Remember those little sounds I thought were cute? They apparently mean something (according to Priscilla Dunstan):

“NEH” = Hungry (listen for N)
“OWH” = Sleepy
“HEH” = Discomfort (change diaper or position)
“EAIR” = Gas (listen for R)
“EH” = Air (needs burping)

But all I heard was “ahhhhh!” which means you are hungry, you have a surprise in your diaper, you don’t like the position I put you in, you’re overtired or you want me to burp you. It’s more a complaint than a cry and I’m sure you’ve heard it a million times because I’d have played it for you, all those home videos I made. They say that if you want to learn what someone fears losing, watch what they photograph.. I’m afraid you’ll grow out of the dinosaur sounds too quickly. I don’t want to forget the little noise you make after you sneeze. So I record and record and I’ll make you a video every year.

I wish I took more photos and videos of your first month because already I miss how small and fragile you two were. I never knew how quickly babies grew! It’s only been another month and you’ve doubled your birth weight. You used to fit in this tiny plastic bowl and now I’ve had to upgrade you to a basin. You’ve changed so much sometimes I don’t remember how you looked.

Now I understand why mothers document their babies’ development so religiously. You’ll never fit into the things you’ve outgrown. I promised myself before I had kids that I wouldn’t be one of those mothers who only had photos of their babies in their phones and only posted photos of them but I guess it’s hard when your children become your world. I didn’t think I would be a mother who would be attentive, much less obsessed, but now my phone and cameras are filled with pictures of you.

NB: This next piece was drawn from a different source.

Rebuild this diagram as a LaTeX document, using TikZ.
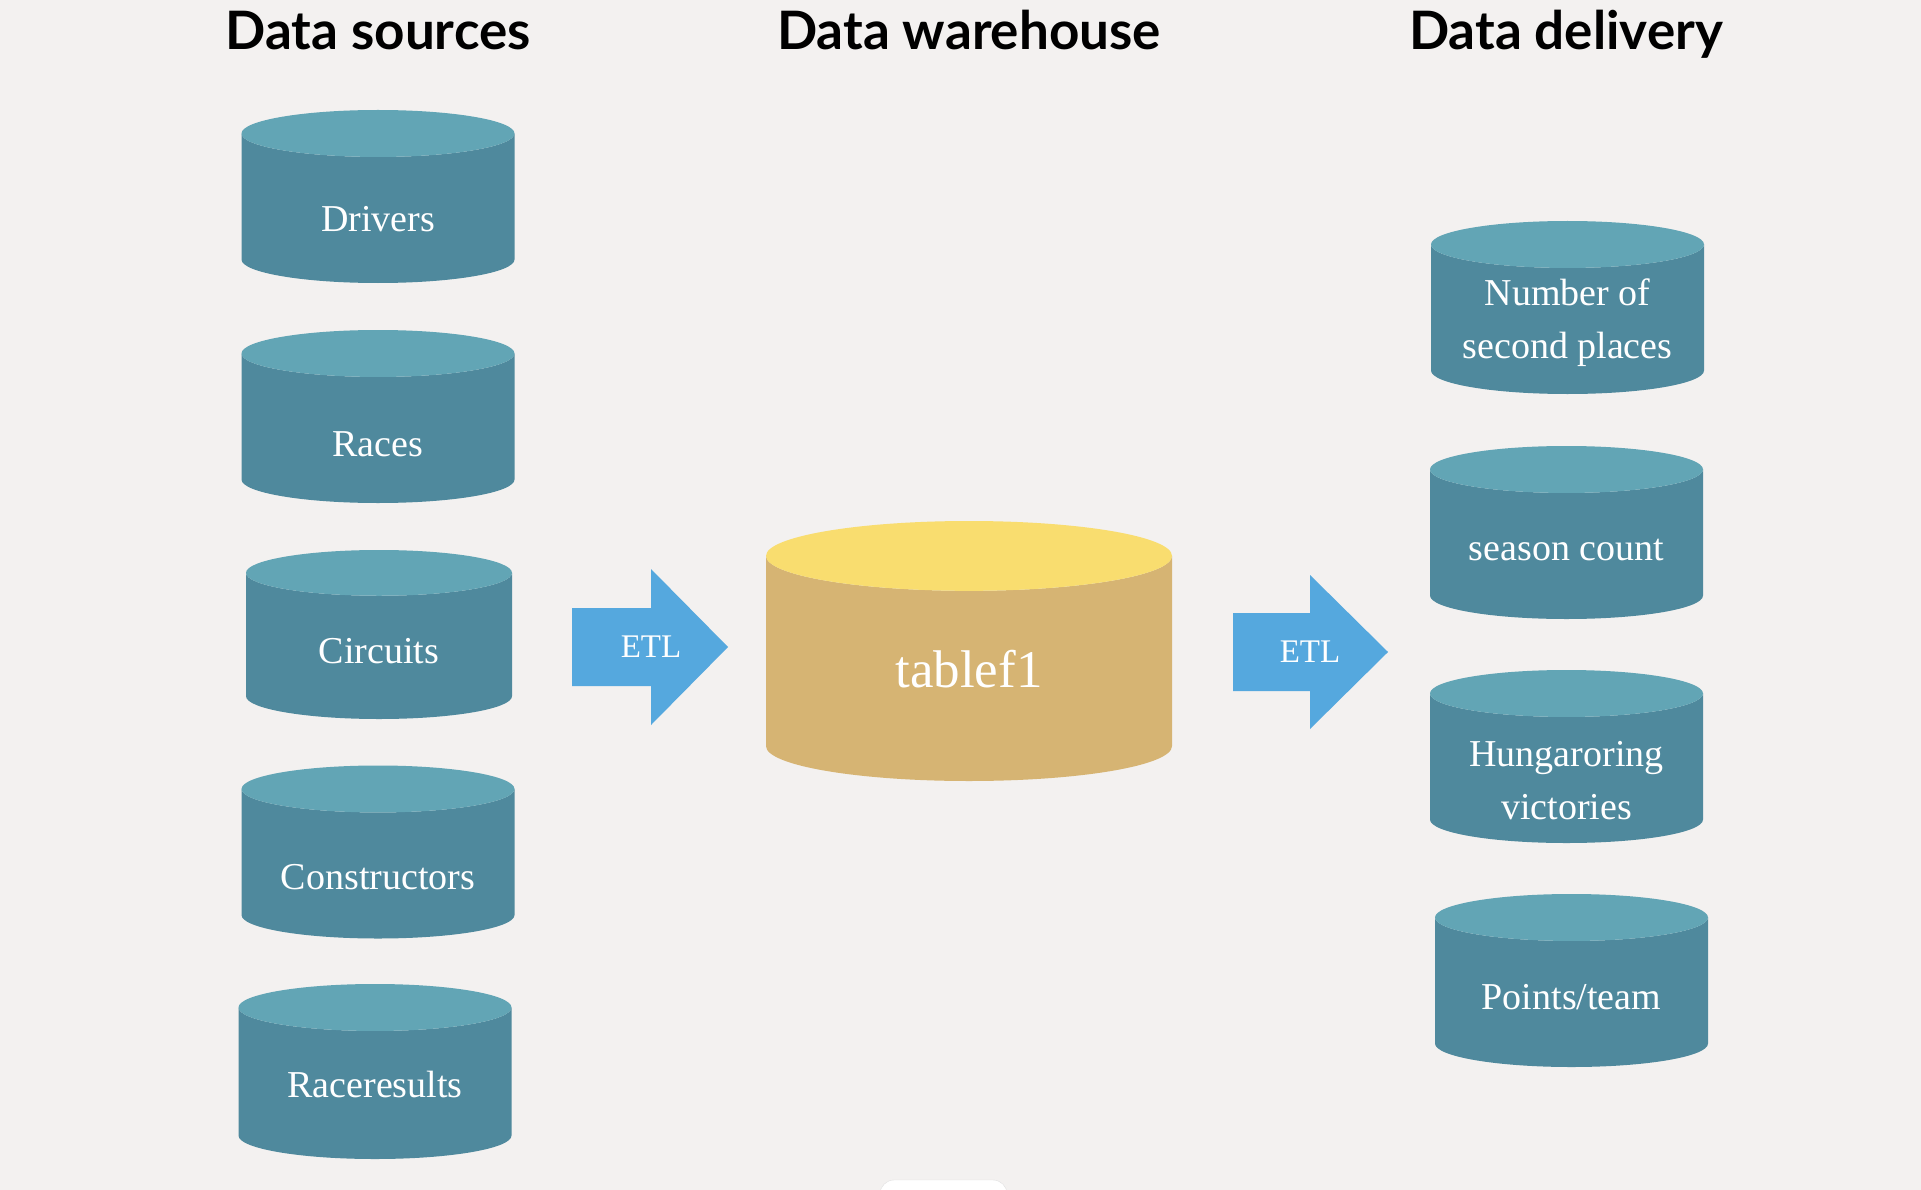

I remember writing what I would be like as a mother before I became one and I’ll put it here so you can remind me when I forget:

I won’t scream at my child for breaking bones, instead I’ll say, there better be a damn good story and listen. I don’t want them to be too afraid to live. I want them to know I’ll always be there to hold their hand and laugh at their adventures.

I will teach them to love themselves first. I’ll give them healthy habits, rather than have them regret 25 years later when their bodies start to stretch with neglect and a poor metabolism.

They will each play a different sport to teach them that they have their own teams and they are not in a competition with each other, but boy or girl they will learn the same martial arts.

I hope I can make them understand that everything they decide to do shapes them so pick carefully and stick to it. But selfishly, I hope my son plays the violin and that my girl is a drummer. Most of all, I hope to cultivate the love of words and show them the beauty of imagination.

I swear I won’t be the same parents mine were, not that they did anything wrong, but because I want to be different from them, because I want you to be different from me.